— WORK REQUIRED —
Give the data again exactly as written, skipping any pictures.

── SOURCE EXCERPT

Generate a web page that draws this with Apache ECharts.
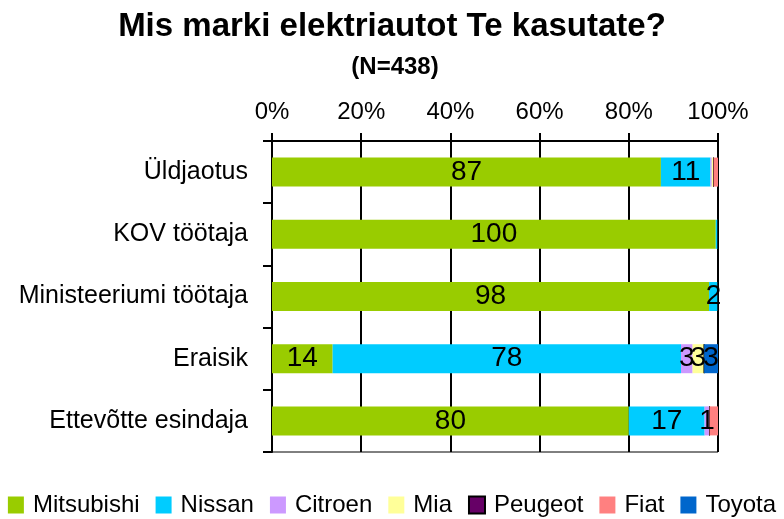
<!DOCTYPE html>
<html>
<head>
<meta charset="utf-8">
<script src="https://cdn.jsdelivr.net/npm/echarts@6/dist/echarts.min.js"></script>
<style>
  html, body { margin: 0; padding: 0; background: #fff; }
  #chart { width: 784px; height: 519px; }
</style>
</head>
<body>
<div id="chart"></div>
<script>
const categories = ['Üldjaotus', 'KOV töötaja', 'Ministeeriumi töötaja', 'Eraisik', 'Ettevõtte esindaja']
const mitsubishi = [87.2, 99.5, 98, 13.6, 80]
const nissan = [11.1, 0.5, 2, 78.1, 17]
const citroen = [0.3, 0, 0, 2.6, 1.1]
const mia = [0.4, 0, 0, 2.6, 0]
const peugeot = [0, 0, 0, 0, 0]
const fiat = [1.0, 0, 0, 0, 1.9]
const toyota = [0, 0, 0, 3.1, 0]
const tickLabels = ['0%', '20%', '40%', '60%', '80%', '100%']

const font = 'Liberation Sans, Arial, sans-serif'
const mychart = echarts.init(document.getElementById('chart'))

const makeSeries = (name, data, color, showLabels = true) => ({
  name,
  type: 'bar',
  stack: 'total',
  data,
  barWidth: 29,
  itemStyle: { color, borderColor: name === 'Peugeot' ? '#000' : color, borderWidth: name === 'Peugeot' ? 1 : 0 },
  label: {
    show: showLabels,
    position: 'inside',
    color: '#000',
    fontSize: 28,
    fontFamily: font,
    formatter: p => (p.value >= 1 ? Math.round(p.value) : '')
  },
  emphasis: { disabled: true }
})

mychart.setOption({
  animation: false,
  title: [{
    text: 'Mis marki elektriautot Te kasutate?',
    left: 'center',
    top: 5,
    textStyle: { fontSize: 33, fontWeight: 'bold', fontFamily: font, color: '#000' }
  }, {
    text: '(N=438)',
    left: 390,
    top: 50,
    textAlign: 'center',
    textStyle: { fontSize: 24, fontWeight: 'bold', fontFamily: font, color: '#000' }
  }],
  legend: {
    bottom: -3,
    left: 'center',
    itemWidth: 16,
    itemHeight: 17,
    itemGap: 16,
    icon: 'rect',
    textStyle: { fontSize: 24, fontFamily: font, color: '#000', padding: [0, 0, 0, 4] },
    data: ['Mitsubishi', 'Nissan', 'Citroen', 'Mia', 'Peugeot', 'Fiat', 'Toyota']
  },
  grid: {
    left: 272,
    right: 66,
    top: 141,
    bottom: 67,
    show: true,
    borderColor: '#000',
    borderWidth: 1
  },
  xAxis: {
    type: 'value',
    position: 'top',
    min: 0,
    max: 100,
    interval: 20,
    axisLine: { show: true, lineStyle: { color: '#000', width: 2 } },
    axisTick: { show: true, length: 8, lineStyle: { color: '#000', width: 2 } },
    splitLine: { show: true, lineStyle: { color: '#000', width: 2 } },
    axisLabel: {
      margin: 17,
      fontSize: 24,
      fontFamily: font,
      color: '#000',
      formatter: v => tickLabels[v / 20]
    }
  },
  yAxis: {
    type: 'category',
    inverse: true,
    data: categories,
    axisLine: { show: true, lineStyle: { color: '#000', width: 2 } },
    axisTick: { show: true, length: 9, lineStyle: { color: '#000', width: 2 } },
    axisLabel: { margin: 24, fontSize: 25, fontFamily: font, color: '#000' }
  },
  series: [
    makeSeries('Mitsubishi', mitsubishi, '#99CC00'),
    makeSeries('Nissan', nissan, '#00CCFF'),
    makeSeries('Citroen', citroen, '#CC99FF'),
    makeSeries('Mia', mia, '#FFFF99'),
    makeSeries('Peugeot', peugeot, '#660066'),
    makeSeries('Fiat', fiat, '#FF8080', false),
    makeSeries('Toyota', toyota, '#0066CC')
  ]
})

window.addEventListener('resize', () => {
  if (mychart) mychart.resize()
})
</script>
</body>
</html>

────

— TASK RESPONSE —
Generate a web page that draws this with Apache ECharts.
<!DOCTYPE html>
<html>
<head>
<meta charset="utf-8">
<script src="https://cdn.jsdelivr.net/npm/echarts@6/dist/echarts.min.js"></script>
<style>
  html, body { margin: 0; padding: 0; background: #fff; }
  #chart { width: 784px; height: 519px; }
</style>
</head>
<body>
<div id="chart"></div>
<script>
const categories = ['Üldjaotus', 'KOV töötaja', 'Ministeeriumi töötaja', 'Eraisik', 'Ettevõtte esindaja']
const mitsubishi = [87.2, 99.5, 98, 13.6, 80]
const nissan = [11.1, 0.5, 2, 78.1, 17]
const citroen = [0.3, 0, 0, 2.6, 1.1]
const mia = [0.4, 0, 0, 2.6, 0]
const peugeot = [0, 0, 0, 0, 0]
const fiat = [1.0, 0, 0, 0, 1.9]
const toyota = [0, 0, 0, 3.1, 0]
const tickLabels = ['0%', '20%', '40%', '60%', '80%', '100%']

const font = 'Liberation Sans, Arial, sans-serif'
const mychart = echarts.init(document.getElementById('chart'))

const makeSeries = (name, data, color, showLabels = true) => ({
  name,
  type: 'bar',
  stack: 'total',
  data,
  barWidth: 29,
  itemStyle: { color, borderColor: name === 'Peugeot' ? '#000' : color, borderWidth: name === 'Peugeot' ? 1 : 0 },
  label: {
    show: showLabels,
    position: 'inside',
    color: '#000',
    fontSize: 28,
    fontFamily: font,
    formatter: p => (p.value >= 1 ? Math.round(p.value) : '')
  },
  emphasis: { disabled: true }
})

mychart.setOption({
  animation: false,
  title: [{
    text: 'Mis marki elektriautot Te kasutate?',
    left: 'center',
    top: 5,
    textStyle: { fontSize: 33, fontWeight: 'bold', fontFamily: font, color: '#000' }
  }, {
    text: '(N=438)',
    left: 390,
    top: 50,
    textAlign: 'center',
    textStyle: { fontSize: 24, fontWeight: 'bold', fontFamily: font, color: '#000' }
  }],
  legend: {
    bottom: -3,
    left: 'center',
    itemWidth: 16,
    itemHeight: 17,
    itemGap: 16,
    icon: 'rect',
    textStyle: { fontSize: 24, fontFamily: font, color: '#000', padding: [0, 0, 0, 4] },
    data: ['Mitsubishi', 'Nissan', 'Citroen', 'Mia', 'Peugeot', 'Fiat', 'Toyota']
  },
  grid: {
    left: 272,
    right: 66,
    top: 141,
    bottom: 67,
    show: true,
    borderColor: '#000',
    borderWidth: 1
  },
  xAxis: {
    type: 'value',
    position: 'top',
    min: 0,
    max: 100,
    interval: 20,
    axisLine: { show: true, lineStyle: { color: '#000', width: 2 } },
    axisTick: { show: true, length: 8, lineStyle: { color: '#000', width: 2 } },
    splitLine: { show: true, lineStyle: { color: '#000', width: 2 } },
    axisLabel: {
      margin: 17,
      fontSize: 24,
      fontFamily: font,
      color: '#000',
      formatter: v => tickLabels[v / 20]
    }
  },
  yAxis: {
    type: 'category',
    inverse: true,
    data: categories,
    axisLine: { show: true, lineStyle: { color: '#000', width: 2 } },
    axisTick: { show: true, length: 9, lineStyle: { color: '#000', width: 2 } },
    axisLabel: { margin: 24, fontSize: 25, fontFamily: font, color: '#000' }
  },
  series: [
    makeSeries('Mitsubishi', mitsubishi, '#99CC00'),
    makeSeries('Nissan', nissan, '#00CCFF'),
    makeSeries('Citroen', citroen, '#CC99FF'),
    makeSeries('Mia', mia, '#FFFF99'),
    makeSeries('Peugeot', peugeot, '#660066'),
    makeSeries('Fiat', fiat, '#FF8080', false),
    makeSeries('Toyota', toyota, '#0066CC')
  ]
})

window.addEventListener('resize', () => {
  if (mychart) mychart.resize()
})
</script>
</body>
</html>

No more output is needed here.